** Begin DATA BLOCK **

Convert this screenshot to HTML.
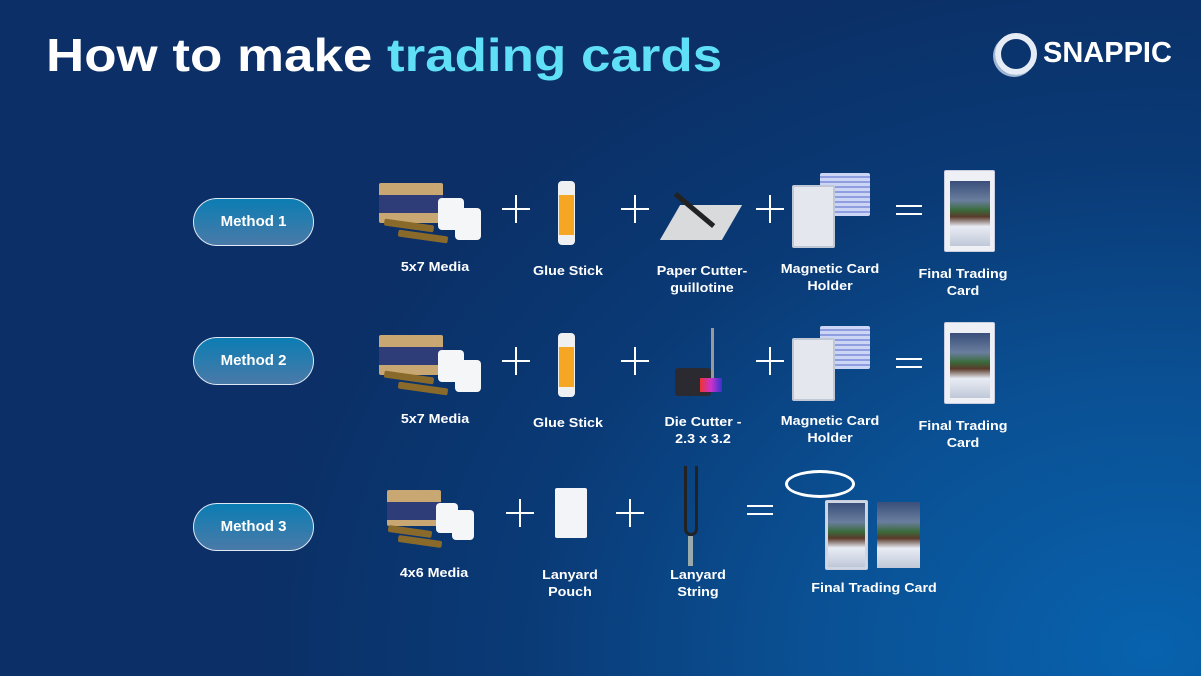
<!DOCTYPE html>
<html><head><meta charset="utf-8"><style>
*{margin:0;padding:0;box-sizing:border-box}
body{width:1201px;height:676px;overflow:hidden;font-family:"Liberation Sans",sans-serif;}
#c{position:relative;width:1201px;height:676px;background:radial-gradient(ellipse 900px 700px at 1150px 650px,#0862ad 0%,#0a4f92 40%,#0a3a76 70%,#0b2f66 100%);}
.a{position:absolute}
.t{position:absolute;color:#fff;font-weight:bold;font-size:13px;text-align:center;line-height:17px;transform:translateX(-50%) scaleX(1.1);white-space:nowrap}
.btn{position:absolute;left:193px;width:121px;height:48px;border:1.5px solid #dfe8f5;border-radius:24px;background:linear-gradient(180deg,#0b7db3,#4a7aa8);color:#fff;font-weight:bold;font-size:15px;text-align:center;line-height:45px}
.pl{position:absolute;width:28px;height:28px}
.pl:before{content:"";position:absolute;left:0;top:13px;width:28px;height:2px;background:#fff}
.pl:after{content:"";position:absolute;left:13px;top:0;width:2px;height:28px;background:#fff}
.eq{position:absolute;width:26px;height:10px;border-top:2px solid #fff;border-bottom:2px solid #fff}
.box{position:absolute;background:#c9a772;border-radius:2px}
.box i{position:absolute;left:0;top:12px;width:100%;height:18px;background:#2e3c78}
.roll{position:absolute;width:26px;height:32px;background:#f4f6f8;border-radius:4px}
.ribbon{position:absolute;height:7px;background:#8a6a2a;border-radius:2px;transform:rotate(8deg)}
.glue{position:absolute;width:17px;height:64px;background:#eef0f2;border-radius:4px}
.glue i{position:absolute;left:1px;top:14px;width:15px;height:40px;background:#f5a623}
.card{position:absolute;background:#eef0f6;border:1px solid #c8cde0;border-radius:2px}
.photo{position:absolute;background:linear-gradient(180deg,#3a4f7a 0%,#6a7e9e 30%,#3a6a3a 45%,#5a3a2a 55%,#e8ecf4 70%,#c0c8d8 100%)}
.holder{position:absolute;background:#e4e8ee;border:2px solid #c0c8d6;border-radius:2px}
.stack{position:absolute;background:repeating-linear-gradient(180deg,#cdd5f4 0 3px,#8e9ee0 3px 5px);border-radius:2px}
</style></head><body><div id="c">
<div class="a" style="left:46px;top:28px;font-size:46px;font-weight:bold;color:#fff;transform:scaleX(1.15);transform-origin:0 0;white-space:nowrap">How to make <span style="color:#5fe0f6">trading cards</span></div>
<div class="a" style="left:995px;top:33px;width:42px;height:42px;border-radius:50%;border:6px solid #e6ecf5;box-shadow:-2px 2px 0 #9fb6d4"></div>
<div class="a" style="left:1043px;top:37px;font-size:29px;font-weight:bold;color:#fff">SNAPPIC</div>

<div class="btn" style="top:198px">Method 1</div>
<div class="btn" style="top:337px">Method 2</div>
<div class="btn" style="top:503px">Method 3</div>

<!-- Row 1 -->
<div class="box" style="left:379px;top:183px;width:64px;height:40px"><i></i></div>
<div class="roll" style="left:438px;top:198px"></div><div class="roll" style="left:455px;top:208px"></div>
<div class="ribbon" style="left:384px;top:222px;width:50px"></div><div class="ribbon" style="left:398px;top:233px;width:50px"></div>
<div class="pl" style="left:502px;top:195px"></div>
<div class="glue" style="left:558px;top:181px"><i></i></div>
<div class="pl" style="left:621px;top:195px"></div>
<div class="a" style="left:670px;top:205px;width:62px;height:35px;background:#d8dadc;transform:skewX(-30deg)"></div>
<div class="a" style="left:692px;top:185px;width:5px;height:50px;background:#222;transform:rotate(-50deg)"></div>
<div class="pl" style="left:756px;top:195px"></div>
<div class="stack" style="left:820px;top:173px;width:50px;height:43px"></div>
<div class="holder" style="left:792px;top:185px;width:43px;height:63px"></div>
<div class="eq" style="left:896px;top:205px"></div>
<div class="card" style="left:944px;top:170px;width:51px;height:82px"><div class="photo" style="left:5px;top:10px;width:40px;height:65px"></div></div>
<div class="t" style="left:435px;top:258px">5x7 Media</div>
<div class="t" style="left:568px;top:262px">Glue Stick</div>
<div class="t" style="left:702px;top:262px">Paper Cutter-<br>guillotine</div>
<div class="t" style="left:830px;top:260px">Magnetic Card<br>Holder</div>
<div class="t" style="left:963px;top:265px">Final Trading<br>Card</div>

<!-- Row 2 -->
<div class="box" style="left:379px;top:335px;width:64px;height:40px"><i></i></div>
<div class="roll" style="left:438px;top:350px"></div><div class="roll" style="left:455px;top:360px"></div>
<div class="ribbon" style="left:384px;top:374px;width:50px"></div><div class="ribbon" style="left:398px;top:385px;width:50px"></div>
<div class="pl" style="left:502px;top:347px"></div>
<div class="glue" style="left:558px;top:333px"><i></i></div>
<div class="pl" style="left:621px;top:347px"></div>
<div class="a" style="left:675px;top:368px;width:36px;height:28px;background:#2a2a30;border-radius:3px"></div>
<div class="a" style="left:700px;top:378px;width:22px;height:14px;background:linear-gradient(90deg,#e33,#c3c,#33c)"></div>
<div class="a" style="left:711px;top:328px;width:3px;height:50px;background:#999"></div>
<div class="pl" style="left:756px;top:347px"></div>
<div class="stack" style="left:820px;top:326px;width:50px;height:43px"></div>
<div class="holder" style="left:792px;top:338px;width:43px;height:63px"></div>
<div class="eq" style="left:896px;top:358px"></div>
<div class="card" style="left:944px;top:322px;width:51px;height:82px"><div class="photo" style="left:5px;top:10px;width:40px;height:65px"></div></div>
<div class="t" style="left:435px;top:410px">5x7 Media</div>
<div class="t" style="left:568px;top:414px">Glue Stick</div>
<div class="t" style="left:703px;top:413px">Die Cutter -<br>2.3 x 3.2</div>
<div class="t" style="left:830px;top:412px">Magnetic Card<br>Holder</div>
<div class="t" style="left:963px;top:417px">Final Trading<br>Card</div>

<!-- Row 3 -->
<div class="box" style="left:387px;top:490px;width:54px;height:36px"><i></i></div>
<div class="roll" style="left:436px;top:503px;width:22px;height:30px"></div><div class="roll" style="left:452px;top:510px;width:22px;height:30px"></div>
<div class="ribbon" style="left:388px;top:528px;width:44px"></div><div class="ribbon" style="left:398px;top:538px;width:44px"></div>
<div class="pl" style="left:506px;top:499px"></div>
<div class="a" style="left:555px;top:488px;width:32px;height:50px;background:#f2f4f7;border-radius:2px"></div>
<div class="pl" style="left:616px;top:499px"></div>
<div class="a" style="left:684px;top:466px;width:14px;height:70px;border:3px solid #222;border-top:none;border-radius:0 0 8px 8px"></div>
<div class="a" style="left:688px;top:536px;width:5px;height:30px;background:#9aa"></div>
<div class="eq" style="left:747px;top:505px"></div>
<div class="a" style="left:785px;top:470px;width:70px;height:28px;border:3px solid #fff;border-radius:50%"></div>
<div class="card" style="left:825px;top:500px;width:43px;height:70px;background:#cfd6e4"><div class="photo" style="left:2px;top:2px;width:37px;height:64px"></div></div>
<div class="photo" style="left:877px;top:502px;width:43px;height:66px"></div>
<div class="t" style="left:434px;top:564px">4x6 Media</div>
<div class="t" style="left:570px;top:566px">Lanyard<br>Pouch</div>
<div class="t" style="left:698px;top:566px">Lanyard<br>String</div>
<div class="t" style="left:874px;top:579px">Final Trading Card</div>
</div></body></html>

** End DATA BLOCK **

*SHORT TASK*
All of the data above should be transcribed verbatim, with pictures omitted.

*SOLUTION BELOW*
Convert this screenshot to HTML.
<!DOCTYPE html>
<html><head><meta charset="utf-8"><style>
*{margin:0;padding:0;box-sizing:border-box}
body{width:1201px;height:676px;overflow:hidden;font-family:"Liberation Sans",sans-serif;}
#c{position:relative;width:1201px;height:676px;background:radial-gradient(ellipse 900px 700px at 1150px 650px,#0862ad 0%,#0a4f92 40%,#0a3a76 70%,#0b2f66 100%);}
.a{position:absolute}
.t{position:absolute;color:#fff;font-weight:bold;font-size:13px;text-align:center;line-height:17px;transform:translateX(-50%) scaleX(1.1);white-space:nowrap}
.btn{position:absolute;left:193px;width:121px;height:48px;border:1.5px solid #dfe8f5;border-radius:24px;background:linear-gradient(180deg,#0b7db3,#4a7aa8);color:#fff;font-weight:bold;font-size:15px;text-align:center;line-height:45px}
.pl{position:absolute;width:28px;height:28px}
.pl:before{content:"";position:absolute;left:0;top:13px;width:28px;height:2px;background:#fff}
.pl:after{content:"";position:absolute;left:13px;top:0;width:2px;height:28px;background:#fff}
.eq{position:absolute;width:26px;height:10px;border-top:2px solid #fff;border-bottom:2px solid #fff}
.box{position:absolute;background:#c9a772;border-radius:2px}
.box i{position:absolute;left:0;top:12px;width:100%;height:18px;background:#2e3c78}
.roll{position:absolute;width:26px;height:32px;background:#f4f6f8;border-radius:4px}
.ribbon{position:absolute;height:7px;background:#8a6a2a;border-radius:2px;transform:rotate(8deg)}
.glue{position:absolute;width:17px;height:64px;background:#eef0f2;border-radius:4px}
.glue i{position:absolute;left:1px;top:14px;width:15px;height:40px;background:#f5a623}
.card{position:absolute;background:#eef0f6;border:1px solid #c8cde0;border-radius:2px}
.photo{position:absolute;background:linear-gradient(180deg,#3a4f7a 0%,#6a7e9e 30%,#3a6a3a 45%,#5a3a2a 55%,#e8ecf4 70%,#c0c8d8 100%)}
.holder{position:absolute;background:#e4e8ee;border:2px solid #c0c8d6;border-radius:2px}
.stack{position:absolute;background:repeating-linear-gradient(180deg,#cdd5f4 0 3px,#8e9ee0 3px 5px);border-radius:2px}
</style></head><body><div id="c">
<div class="a" style="left:46px;top:28px;font-size:46px;font-weight:bold;color:#fff;transform:scaleX(1.15);transform-origin:0 0;white-space:nowrap">How to make <span style="color:#5fe0f6">trading cards</span></div>
<div class="a" style="left:995px;top:33px;width:42px;height:42px;border-radius:50%;border:6px solid #e6ecf5;box-shadow:-2px 2px 0 #9fb6d4"></div>
<div class="a" style="left:1043px;top:37px;font-size:29px;font-weight:bold;color:#fff">SNAPPIC</div>

<div class="btn" style="top:198px">Method 1</div>
<div class="btn" style="top:337px">Method 2</div>
<div class="btn" style="top:503px">Method 3</div>

<!-- Row 1 -->
<div class="box" style="left:379px;top:183px;width:64px;height:40px"><i></i></div>
<div class="roll" style="left:438px;top:198px"></div><div class="roll" style="left:455px;top:208px"></div>
<div class="ribbon" style="left:384px;top:222px;width:50px"></div><div class="ribbon" style="left:398px;top:233px;width:50px"></div>
<div class="pl" style="left:502px;top:195px"></div>
<div class="glue" style="left:558px;top:181px"><i></i></div>
<div class="pl" style="left:621px;top:195px"></div>
<div class="a" style="left:670px;top:205px;width:62px;height:35px;background:#d8dadc;transform:skewX(-30deg)"></div>
<div class="a" style="left:692px;top:185px;width:5px;height:50px;background:#222;transform:rotate(-50deg)"></div>
<div class="pl" style="left:756px;top:195px"></div>
<div class="stack" style="left:820px;top:173px;width:50px;height:43px"></div>
<div class="holder" style="left:792px;top:185px;width:43px;height:63px"></div>
<div class="eq" style="left:896px;top:205px"></div>
<div class="card" style="left:944px;top:170px;width:51px;height:82px"><div class="photo" style="left:5px;top:10px;width:40px;height:65px"></div></div>
<div class="t" style="left:435px;top:258px">5x7 Media</div>
<div class="t" style="left:568px;top:262px">Glue Stick</div>
<div class="t" style="left:702px;top:262px">Paper Cutter-<br>guillotine</div>
<div class="t" style="left:830px;top:260px">Magnetic Card<br>Holder</div>
<div class="t" style="left:963px;top:265px">Final Trading<br>Card</div>

<!-- Row 2 -->
<div class="box" style="left:379px;top:335px;width:64px;height:40px"><i></i></div>
<div class="roll" style="left:438px;top:350px"></div><div class="roll" style="left:455px;top:360px"></div>
<div class="ribbon" style="left:384px;top:374px;width:50px"></div><div class="ribbon" style="left:398px;top:385px;width:50px"></div>
<div class="pl" style="left:502px;top:347px"></div>
<div class="glue" style="left:558px;top:333px"><i></i></div>
<div class="pl" style="left:621px;top:347px"></div>
<div class="a" style="left:675px;top:368px;width:36px;height:28px;background:#2a2a30;border-radius:3px"></div>
<div class="a" style="left:700px;top:378px;width:22px;height:14px;background:linear-gradient(90deg,#e33,#c3c,#33c)"></div>
<div class="a" style="left:711px;top:328px;width:3px;height:50px;background:#999"></div>
<div class="pl" style="left:756px;top:347px"></div>
<div class="stack" style="left:820px;top:326px;width:50px;height:43px"></div>
<div class="holder" style="left:792px;top:338px;width:43px;height:63px"></div>
<div class="eq" style="left:896px;top:358px"></div>
<div class="card" style="left:944px;top:322px;width:51px;height:82px"><div class="photo" style="left:5px;top:10px;width:40px;height:65px"></div></div>
<div class="t" style="left:435px;top:410px">5x7 Media</div>
<div class="t" style="left:568px;top:414px">Glue Stick</div>
<div class="t" style="left:703px;top:413px">Die Cutter -<br>2.3 x 3.2</div>
<div class="t" style="left:830px;top:412px">Magnetic Card<br>Holder</div>
<div class="t" style="left:963px;top:417px">Final Trading<br>Card</div>

<!-- Row 3 -->
<div class="box" style="left:387px;top:490px;width:54px;height:36px"><i></i></div>
<div class="roll" style="left:436px;top:503px;width:22px;height:30px"></div><div class="roll" style="left:452px;top:510px;width:22px;height:30px"></div>
<div class="ribbon" style="left:388px;top:528px;width:44px"></div><div class="ribbon" style="left:398px;top:538px;width:44px"></div>
<div class="pl" style="left:506px;top:499px"></div>
<div class="a" style="left:555px;top:488px;width:32px;height:50px;background:#f2f4f7;border-radius:2px"></div>
<div class="pl" style="left:616px;top:499px"></div>
<div class="a" style="left:684px;top:466px;width:14px;height:70px;border:3px solid #222;border-top:none;border-radius:0 0 8px 8px"></div>
<div class="a" style="left:688px;top:536px;width:5px;height:30px;background:#9aa"></div>
<div class="eq" style="left:747px;top:505px"></div>
<div class="a" style="left:785px;top:470px;width:70px;height:28px;border:3px solid #fff;border-radius:50%"></div>
<div class="card" style="left:825px;top:500px;width:43px;height:70px;background:#cfd6e4"><div class="photo" style="left:2px;top:2px;width:37px;height:64px"></div></div>
<div class="photo" style="left:877px;top:502px;width:43px;height:66px"></div>
<div class="t" style="left:434px;top:564px">4x6 Media</div>
<div class="t" style="left:570px;top:566px">Lanyard<br>Pouch</div>
<div class="t" style="left:698px;top:566px">Lanyard<br>String</div>
<div class="t" style="left:874px;top:579px">Final Trading Card</div>
</div></body></html>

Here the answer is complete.